P. Jacques SOMMET, L’honneur de la liberté, Centurion

du même auteur : « Passion des hommes et pardon de Dieu », Centurion.

Dachau. Une expérience spirituelle L’Eucharistie, une présence immédiate

Construire le corps de l’Église

Dans ce contexte l’Eucharistie doit avoir un sens extrêmement fort de rencontre immédiate et physique de Dieu en même temps que de transmutation, de « trans­substantiation » de l’épreuve humaine. Le mot de « présence réelle » prend tout son poids.

Recevoir l’Eucharistie et la distribuer, c’était pour chacun de ceux qui le faisaient la rencontre immédiate de Dieu en Jésus Christ, la rencontre avec le Christ évangélique. Une présence réelle et, ajouterais-je, une présence singulière, presque historique, et pourtant transcendante. Elle est là historiquement, matériellement, à travers les signes. C’est le geste de quelqu’un qui se donne. C’est vraiment le Dieu qui traverse cette condition où nous sommes et qui vient à moi par son Fils. Une présence immédiate, paradoxalement presque physique, en tout cas localisée. Il est là, je l’aurai tout à l’heure au coin de la baraque : nous nous rencontrerons.

Le deuxième aspect c’est évidemment la solidarité ecclésiale, le corps reconstruit. On passe de la rencontre du corps à corps, à la rencontre et à la construction d’un corps au sens collectif, c’est-à-dire d’une fraternité qui n’a pas sa solidité en elle-même, mais qui la tient de la fidélité, donc de la générosité de chacun. Une fraternité dans la grâce, c’est-à-dire fondée dans le fait qu’un Dieu est avec nous, que dans ce lieu une communauté existe, une communauté qui pense signifier quelque chose. On peut parler à ce sujet de l’Église découverte ou revécue à travers cette expérience. Peut-être, suivant les tempéraments, cet aspect est-il même premier pour certains. Mais rencontre de Dieu en Jésus Christ et fraternité sont en fait indissociables. Ce réseau eucharistique signifie donc le lien fraternel d’un corps collectif qui se construit là, le corps de l’Église.

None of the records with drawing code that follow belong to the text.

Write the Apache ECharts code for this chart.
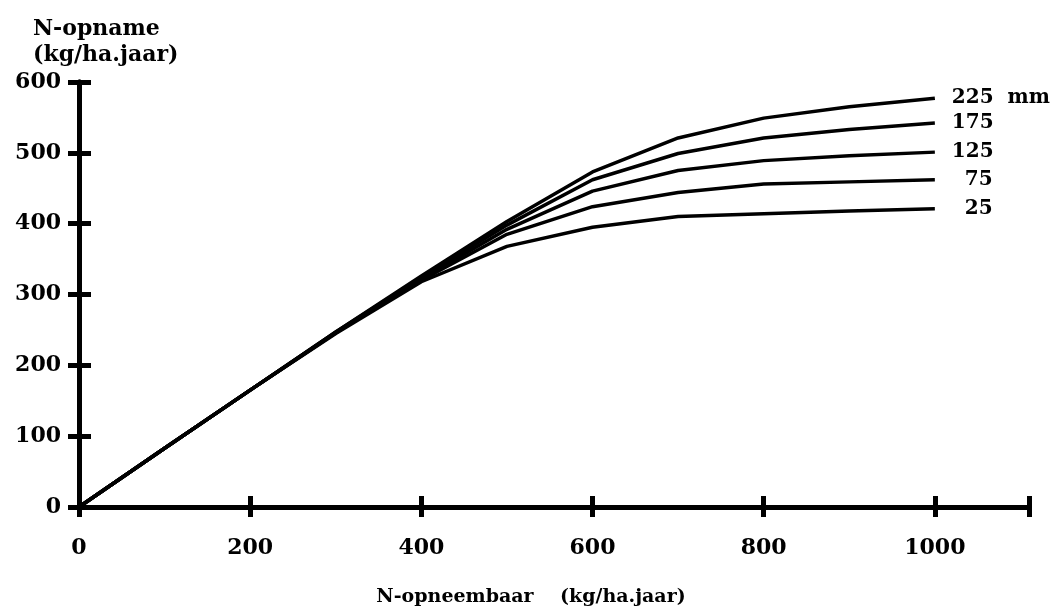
<!DOCTYPE html>
<html>
<head>
<meta charset="utf-8">
<script src="https://cdn.jsdelivr.net/npm/echarts@6/dist/echarts.min.js"></script>
<style>html,body{margin:0;padding:0;background:#fff;}#c{width:1060px;height:612px;}</style>
</head>
<body>
<div id="c"></div>
<script>
var xValues = [0, 100, 200, 300, 400, 500, 600, 700, 800, 900, 1000];
var seriesNames = ['225  mm', '175', '125', '75', '25'];
var s225 = [0, 83, 165, 247, 326, 403, 473, 521, 549, 565, 577];
var s175 = [0, 83, 165, 247, 324, 398, 462, 499, 521, 533, 542];
var s125 = [0, 83, 165, 246, 322, 392, 446, 475, 489, 496, 501];
var s75  = [0, 83, 165, 246, 320, 385, 424, 444, 456, 459, 462];
var s25  = [0, 83, 165, 245, 318, 368, 395, 410, 414, 418, 421];
var yTicks = [0, 100, 200, 300, 400, 500, 600];
var xTicks = [0, 200, 400, 600, 800, 1000];

var allSeries = [s225, s175, s125, s75, s25];
var labelOffsets = [[0, 0], [0, 0], [0, 0], [13, 0], [13, 0]];
var FONT = 'DejaVu Serif';

function pairs(ys) { return xValues.map(function (x, i) { return [x, ys[i]]; }); }

var chart = echarts.init(document.getElementById('c'), null, {renderer: 'canvas'});
var axisLine = {show: true, onZero: false, lineStyle: {color: '#000', width: 5}};
var tickStyle = {color: '#000', width: 5};
var labelStyle = {color: '#000', fontFamily: FONT, fontWeight: 'bold', fontSize: 22};

chart.setOption({
  animation: false,
  backgroundColor: '#fff',
  grid: {left: 79, right: 31, top: 82, bottom: 105, containLabel: false},
  xAxis: [{
    type: 'value', min: 0, max: 1110, interval: 200,
    name: 'N-opneembaar    (kg/ha.jaar)', nameLocation: 'middle', nameGap: 81,
    nameTextStyle: {color: '#000', fontFamily: FONT, fontWeight: 'bold', fontSize: 19, padding: [0, 46, 0, 0]},
    axisLine: axisLine,
    axisTick: {show: true, inside: false, length: 10, lineStyle: tickStyle},
    axisLabel: Object.assign({margin: 30, formatter: function (v) { return xTicks.indexOf(v) >= 0 ? String(v) : ''; }}, labelStyle),
    splitLine: {show: false}
  }, {
    type: 'value', min: 0, max: 1110, interval: 200, position: 'bottom',
    axisLine: axisLine,
    axisTick: {show: true, inside: true, length: 11, lineStyle: tickStyle},
    axisLabel: {show: false}, splitLine: {show: false}
  }],
  yAxis: [{
    type: 'value', min: 0, max: 600, interval: 100,
    name: 'N-opname\n(kg/ha.jaar)', nameLocation: 'end', nameGap: 14,
    nameTextStyle: {color: '#000', fontFamily: FONT, fontWeight: 'bold', fontSize: 22, align: 'left', lineHeight: 26, padding: [0, 0, 0, -46]},
    axisLine: axisLine,
    axisTick: {show: true, inside: false, length: 11, lineStyle: tickStyle},
    axisLabel: Object.assign({margin: 18, formatter: function (v) { return yTicks.indexOf(v) >= 0 ? String(v) : ''; }}, labelStyle),
    splitLine: {show: false}
  }, {
    type: 'value', min: 0, max: 600, interval: 100, position: 'left',
    axisLine: axisLine,
    axisTick: {show: true, inside: true, length: 12, lineStyle: tickStyle},
    axisLabel: {show: false}, splitLine: {show: false}
  }],
  series: allSeries.map(function (ys, i) {
    return {
      type: 'line', name: seriesNames[i], data: pairs(ys),
      xAxisIndex: 0, yAxisIndex: 0,
      showSymbol: false, symbol: 'none', smooth: false,
      lineStyle: {color: '#000', width: 3.5},
      endLabel: {show: true, formatter: seriesNames[i], distance: 17, offset: labelOffsets[i],
        color: '#000', fontFamily: FONT, fontWeight: 'bold', fontSize: 20}
    };
  })
});
</script>
</body>
</html>
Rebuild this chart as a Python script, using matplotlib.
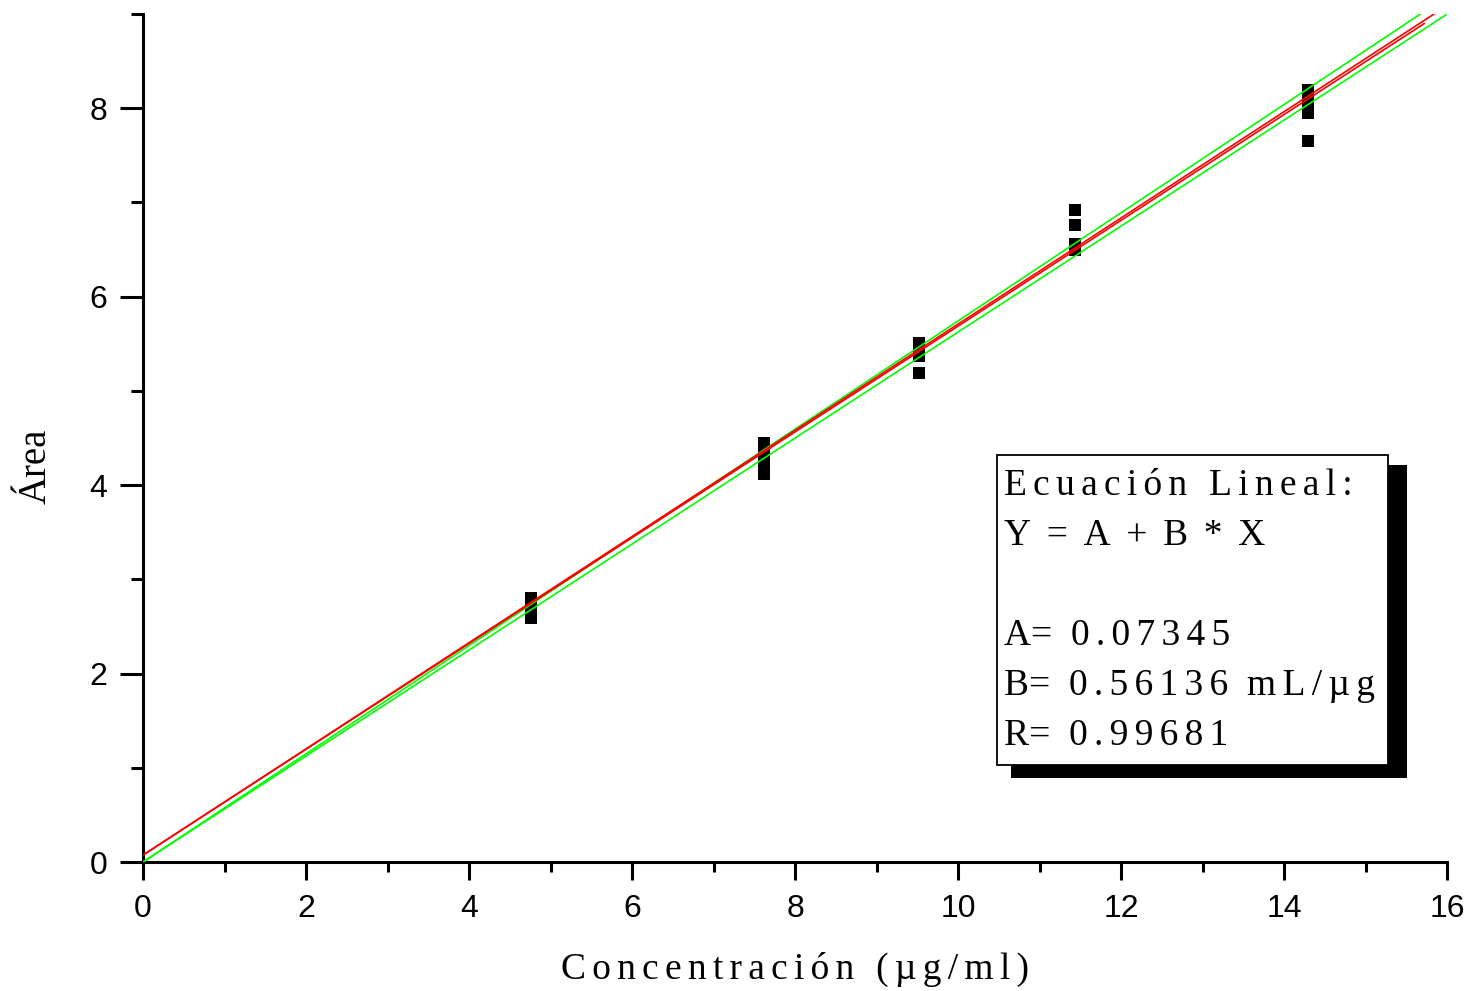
import matplotlib
matplotlib.use("Agg")
import matplotlib.pyplot as plt
from matplotlib.patches import Rectangle
from matplotlib.ticker import MultipleLocator
import numpy as np

# ---- data ----
conc_levels = [4.76, 7.62, 9.52, 11.43, 14.29]
areas_476 = [2.80, 2.76, 2.72, 2.59]
areas_762 = [4.45, 4.38, 4.30, 4.24, 4.12]
areas_952 = [5.51, 5.45, 5.37, 5.19]
areas_1143 = [6.92, 6.76, 6.56, 6.50]
areas_1429 = [8.19, 8.12, 8.04, 7.95, 7.65]
area_groups = [areas_476, areas_762, areas_952, areas_1143, areas_1429]

fit_A = 0.07345
fit_B = 0.56136
fit_R = 0.99681
fit_xmax = 15.72
red2_A = 0.07345
red2_B = 0.5635
green_upper_slope = 0.5742
green_lower_slope = 0.5624

x_ticks = [0, 2, 4, 6, 8, 10, 12, 14, 16]
y_ticks = [0, 2, 4, 6, 8]

W, H = 1473, 991
fig = plt.figure(figsize=(W / 100, H / 100), dpi=100)
ax = fig.add_axes([143 / W, 1 - 862 / H, (1447 - 143) / W, (862 - 14) / H])

serif = ['Liberation Serif', 'DejaVu Serif']
sans = ['Liberation Sans', 'DejaVu Sans']

SP = '\u200a\u200a'

def spaced(s, sp=SP):
    return sp.join(list(s))

# points
for xv, group in zip(conc_levels, area_groups):
    ax.plot([xv] * len(group), group, 's', color='black', ms=9.2, mew=0, zorder=2)

# lines
xl = np.linspace(0, 16.2, 200)
ax.plot(xl, green_upper_slope * xl, color='#00ff00', lw=1.2, zorder=3)
ax.plot(xl, green_lower_slope * xl, color='#00ff00', lw=1.2, zorder=3)
ax.plot(xl, red2_A + red2_B * xl, color='#ff0000', lw=1.2, zorder=4)
xf = np.linspace(0, fit_xmax, 100)
ax.plot(xf, fit_A + fit_B * xf, color='#ff0000', lw=1.2, zorder=4)

ax.set_xlim(0, 16)
ax.set_ylim(0, 9)
ax.set_xticks(x_ticks)
ax.set_yticks(y_ticks)
ax.xaxis.set_minor_locator(MultipleLocator(1))
ax.yaxis.set_minor_locator(MultipleLocator(1))

for s in ['top', 'right']:
    ax.spines[s].set_visible(False)
for s in ['left', 'bottom']:
    ax.spines[s].set_linewidth(2.2)

ax.tick_params(axis='x', which='major', direction='out', length=13, width=2.2, pad=10)
ax.tick_params(axis='x', which='minor', direction='out', length=7, width=2.2)
ax.tick_params(axis='y', which='major', direction='out', length=16.5, width=2.2, pad=9)
ax.tick_params(axis='y', which='minor', direction='out', length=9, width=2.2)
for lab in ax.get_xticklabels() + ax.get_yticklabels():
    lab.set_fontfamily(sans)
    lab.set_fontsize(23)

ax.set_xlabel(spaced('Concentración (µg/ml)'), fontfamily=serif, fontsize=27, labelpad=20)
ax.set_ylabel('Área', fontfamily=serif, fontsize=28)
ax.yaxis.set_label_coords(-0.0675, 0.467)

# legend-like box with shadow
def px_rect(x0, y0, x1, y1, **kw):
    return Rectangle((x0 / W, 1 - y1 / H), (x1 - x0) / W, (y1 - y0) / H,
                     transform=fig.transFigure, **kw)

fig.patches.append(px_rect(1011, 465, 1407, 778, facecolor='black', edgecolor='none', zorder=5))
fig.patches.append(px_rect(997, 455, 1388, 765, facecolor='white', edgecolor='black', lw=1.3, zorder=6))

box_lines = [
    (495, spaced('Ecuación Lineal:')),
    (545, spaced('Y = A + B * X', '\u200a')),
    (645, 'A=  ' + spaced('0.07345')),
    (695, 'B=  ' + spaced('0.56136') + '  ' + spaced('mL/µg')),
    (745, 'R=  ' + spaced(f'{fit_R:.5f}')),
]
for yb, txt in box_lines:
    fig.text(1004 / W, 1 - yb / H, txt, fontfamily=serif, fontsize=27,
             va='baseline', ha='left', zorder=7)

fig.savefig('out.png', dpi=100)
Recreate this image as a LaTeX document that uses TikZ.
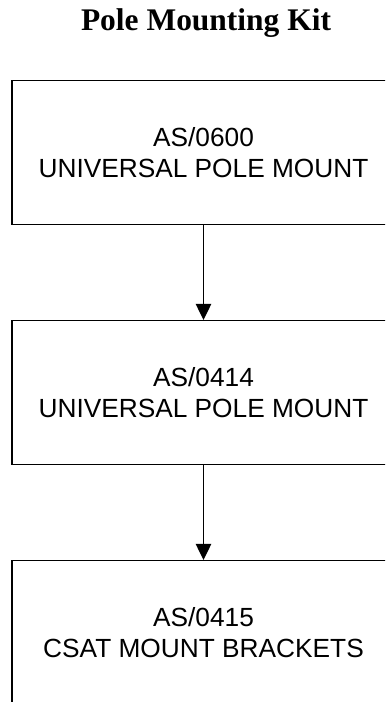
\documentclass[tikz,border=0pt]{standalone}
\usepackage{fontspec}
\setmainfont{Liberation Serif}
\newfontfamily\boxfont{Liberation Sans}
\usetikzlibrary{arrows.meta,positioning}
\tikzset{
  >={Triangle[length=12pt,width=11.5pt]},
  part/.style={draw=black,line width=1.1pt,minimum width=287.3pt,minimum height=107.7pt,
    align=center,inner sep=0pt,font=\boxfont\fontsize{19.7}{23.8}\selectfont},
  link/.style={->,line width=1.1pt,draw=black},
  heading/.style={font=\bfseries\fontsize{23.6}{28}\selectfont,anchor=base,inner sep=0pt},
}
\begin{document}
\begin{tikzpicture}[x=0.75pt,y=-0.75pt]
  \clip (0,0) rectangle (385,702);
  \node[heading] (title) at (206,31) {Pole Mounting Kit};
  % the three kit parts
  \node[part] (mount) at (203.5,152.5) {AS/0600\\UNIVERSAL POLE MOUNT};
  \node[part] (pole) at (203.5,392.5) {AS/0414\\UNIVERSAL POLE MOUNT};
  \node[part] (csat) at (203.5,632.5) {AS/0415\\CSAT MOUNT BRACKETS};
  \draw[link] (mount) -- (pole);
  \draw[link] (pole) -- (csat);
\end{tikzpicture}
\end{document}
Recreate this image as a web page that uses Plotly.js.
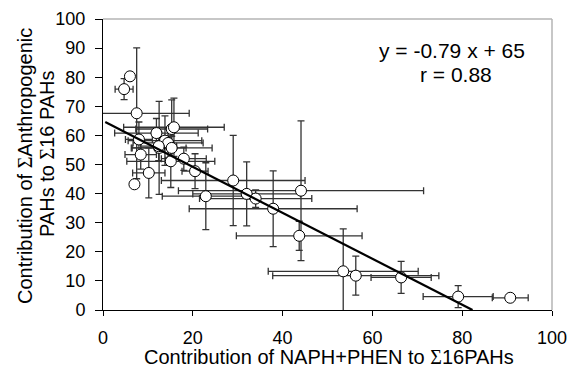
<!DOCTYPE html>
<html>
<head>
<meta charset="utf-8">
<script src="https://cdn.plot.ly/plotly-3.0.1.min.js"></script>
<style>html,body{margin:0;padding:0;background:#fff;}</style>
</head>
<body>
<div id="chart" style="width:572px;height:378px;"></div>
<script>
// Contribution of NAPH+PHEN to Σ16PAHs (x) and of ΣAnthropogenic PAHs (y)
const naphPhen   = [4.7, 6.0, 7.5, 11.9, 15.3, 15.8, 8.0, 13.8, 14.5, 12.5, 15.3, 12.4, 8.4, 18.0, 15.1, 20.5, 10.2, 7.0, 29.0, 22.9, 32.0, 34.0, 37.9, 44.1, 43.7, 53.5, 56.3, 66.4, 79.1, 90.7];
const anthropo   = [75.9, 80.3, 67.6, 60.8, 62.2, 62.8, 58.6, 58.2, 57.4, 55.7, 55.7, 56.3, 53.4, 52.0, 51.1, 47.7, 47.1, 43.2, 44.5, 39.1, 39.9, 38.3, 34.8, 41.0, 25.5, 13.3, 11.8, 11.2, 4.6, 4.2];
const naphPhenErr = [2.0, 0, 11.7, 9.3, 8.0, 11.2, 3.0, 8.2, 7.8, 6.0, 9.0, 4.0, 3.5, 5.0, 9.8, 2.9, 3.6, 0, 16.0, 9.7, 12.0, 12.5, 18.7, 27.3, 14.0, 16.7, 18.5, 6.7, 7.8, 4.0];
const anthropoErr = [3.6, 0, 22.5, 5.0, 10.0, 10.0, 6.0, 8.5, 5.0, 16.0, 4.0, 5.0, 5.0, 4.0, 9.0, 6.0, 8.6, 0, 15.5, 11.5, 11.0, 3.0, 13.0, 24.0, 5.0, 14.6, 6.7, 5.5, 3.8, 1.0];

// regression: y = -0.79 x + 65
const slope = -0.79;
const intercept = 65;
const fitX = [0.5, 82.3];
const fitY = fitX.map(v => slope * v + intercept);

const xTicks = [0, 20, 40, 60, 80, 100];
const yTicks = [0, 10, 20, 30, 40, 50, 60, 70, 80, 90, 100];

const FONT = 'Liberation Sans, Arial, sans-serif';
const SIG = '<span style="font-family:Liberation Serif, Times New Roman, serif">Σ</span>';

const traces = [
  {
    x: naphPhen, y: anthropo, type: 'scatter', mode: 'markers',
    marker: {symbol: 'circle', size: 11, color: '#ffffff', line: {color: '#000000', width: 1}},
    error_x: {type: 'data', array: naphPhenErr, visible: true, color: '#333333', thickness: 1.3, width: 3.5},
    error_y: {type: 'data', array: anthropoErr, visible: true, color: '#333333', thickness: 1.3, width: 3.5},
    showlegend: false, hoverinfo: 'x+y'
  },
  {
    x: fitX, y: fitY, type: 'scatter', mode: 'lines',
    line: {color: '#000000', width: 2.2}, showlegend: false, hoverinfo: 'skip'
  }
];

const titleFont = {family: FONT, size: 20, color: '#000000'};

const layout = {
  width: 572, height: 378,
  margin: {l: 103, r: 20, t: 19, b: 68},
  paper_bgcolor: '#ffffff', plot_bgcolor: '#ffffff',
  font: {family: FONT, size: 18, color: '#000000'},
  xaxis: {
    range: [0, 100], tickvals: xTicks, ticktext: xTicks.map(String),
    showgrid: false, zeroline: false, showline: true, linecolor: '#000000', linewidth: 1,
    ticks: 'outside', ticklen: 5, tickcolor: '#000000', tickwidth: 1, ticklabelstandoff: 6,
    tickfont: {family: FONT, size: 18, color: '#000000'},
    title: {text: ''}
  },
  yaxis: {
    range: [0, 100], tickvals: yTicks, ticktext: yTicks.map(String),
    showgrid: false, zeroline: false, showline: true, linecolor: '#000000', linewidth: 1,
    ticks: 'outside', ticklen: 7, tickcolor: '#000000', tickwidth: 1, ticklabelstandoff: 6,
    tickfont: {family: FONT, size: 18, color: '#000000'},
    title: {text: ''}
  },
  xaxis2: {
    range: [0, 100], overlaying: 'x', anchor: 'y', tickvals: xTicks, showticklabels: false,
    showgrid: false, zeroline: false, showline: false, ticks: 'inside', ticklen: 5, tickcolor: '#000000', side: 'bottom'
  },
  yaxis2: {
    range: [0, 100], overlaying: 'y', anchor: 'x', tickvals: yTicks, showticklabels: false,
    showgrid: false, zeroline: false, showline: false, ticks: 'inside', ticklen: 7, tickcolor: '#000000', side: 'left'
  },
  shapes: [
    {type: 'line', xref: 'paper', yref: 'paper', x0: 0, x1: 1, y0: 1, y1: 1, line: {color: '#b4b4b4', width: 1.5}},
    {type: 'line', xref: 'paper', yref: 'paper', x0: 1, x1: 1, y0: 0, y1: 1, line: {color: '#b4b4b4', width: 1.5}}
  ],
  annotations: [
    {xref: 'x', yref: 'y', x: 77.8, y: 89.1, text: 'y = -0.79 x + 65', showarrow: false, xanchor: 'center', yanchor: 'middle', font: {family: FONT, size: 21, color: '#000000'}},
    {xref: 'x', yref: 'y', x: 78.7, y: 81.0, text: 'r = 0.88', showarrow: false, xanchor: 'center', yanchor: 'middle', font: {family: FONT, size: 21, color: '#000000'}},
    {xref: 'paper', yref: 'paper', x: 0.5, y: 0, xshift: 1, yshift: -47, text: 'Contribution of NAPH+PHEN to ' + SIG + '16PAHs', showarrow: false, xanchor: 'center', yanchor: 'middle', font: titleFont},
    {xref: 'paper', yref: 'paper', x: 0, y: 0.5, xshift: -78, yshift: -1.5, textangle: -90, text: 'Contribution of ' + SIG + 'Anthropogenic', showarrow: false, xanchor: 'center', yanchor: 'middle', font: titleFont},
    {xref: 'paper', yref: 'paper', x: 0, y: 0.5, xshift: -56, yshift: 10.5, textangle: -90, text: 'PAHs to ' + SIG + '16 PAHs', showarrow: false, xanchor: 'center', yanchor: 'middle', font: titleFont}
  ]
};

Plotly.newPlot('chart', traces, layout, {displayModeBar: false, staticPlot: true});
</script>
</body>
</html>
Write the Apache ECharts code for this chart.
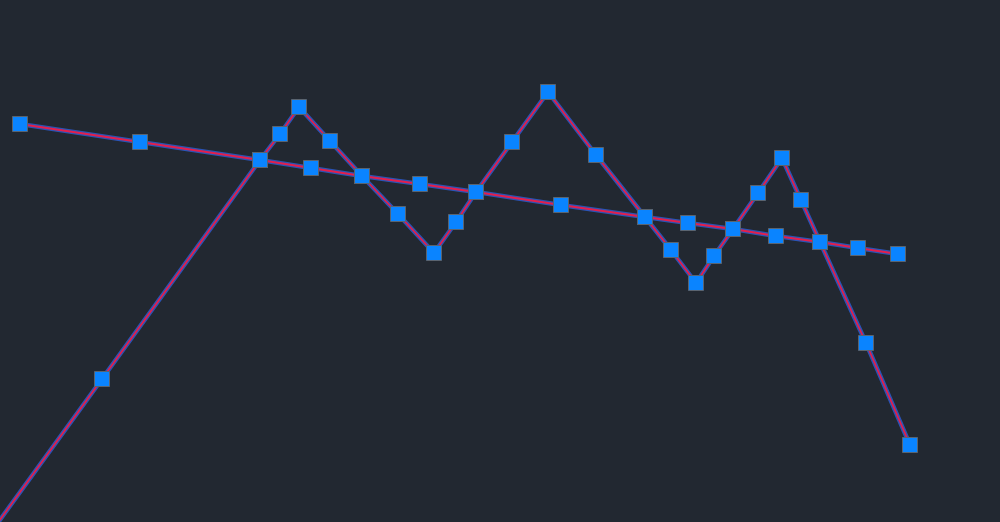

Quel paradoxe et que signifie dans ce camp construire le corps de l’Église ? Beaucoup. C’est la puissance d’un groupe qui trouve, dans l’amour gratuit de Dieu partagé, la foi et la force de surmonter les difficultés, la force d’espérer même quand cette espérance traverse précisément les risques de mort. Cette expérience est si difficile pour d’autres, qui sont généreux. Je pense aux marxistes. Dire qu’ils construisent l’avenir alors qu’il disparaît, voilà qui reste pour moi moins éclairé, moins lumineux, moins justifiable. Pour penser un certain mode de résurrection, ils prennent la comparaison des feuilles qui à. l’automne s’accumulent pour préparer l’humus du prochain printemps. Cette image ne me semble pas tout à fait adéquate quand on sait tout le prix qu’il faut payer.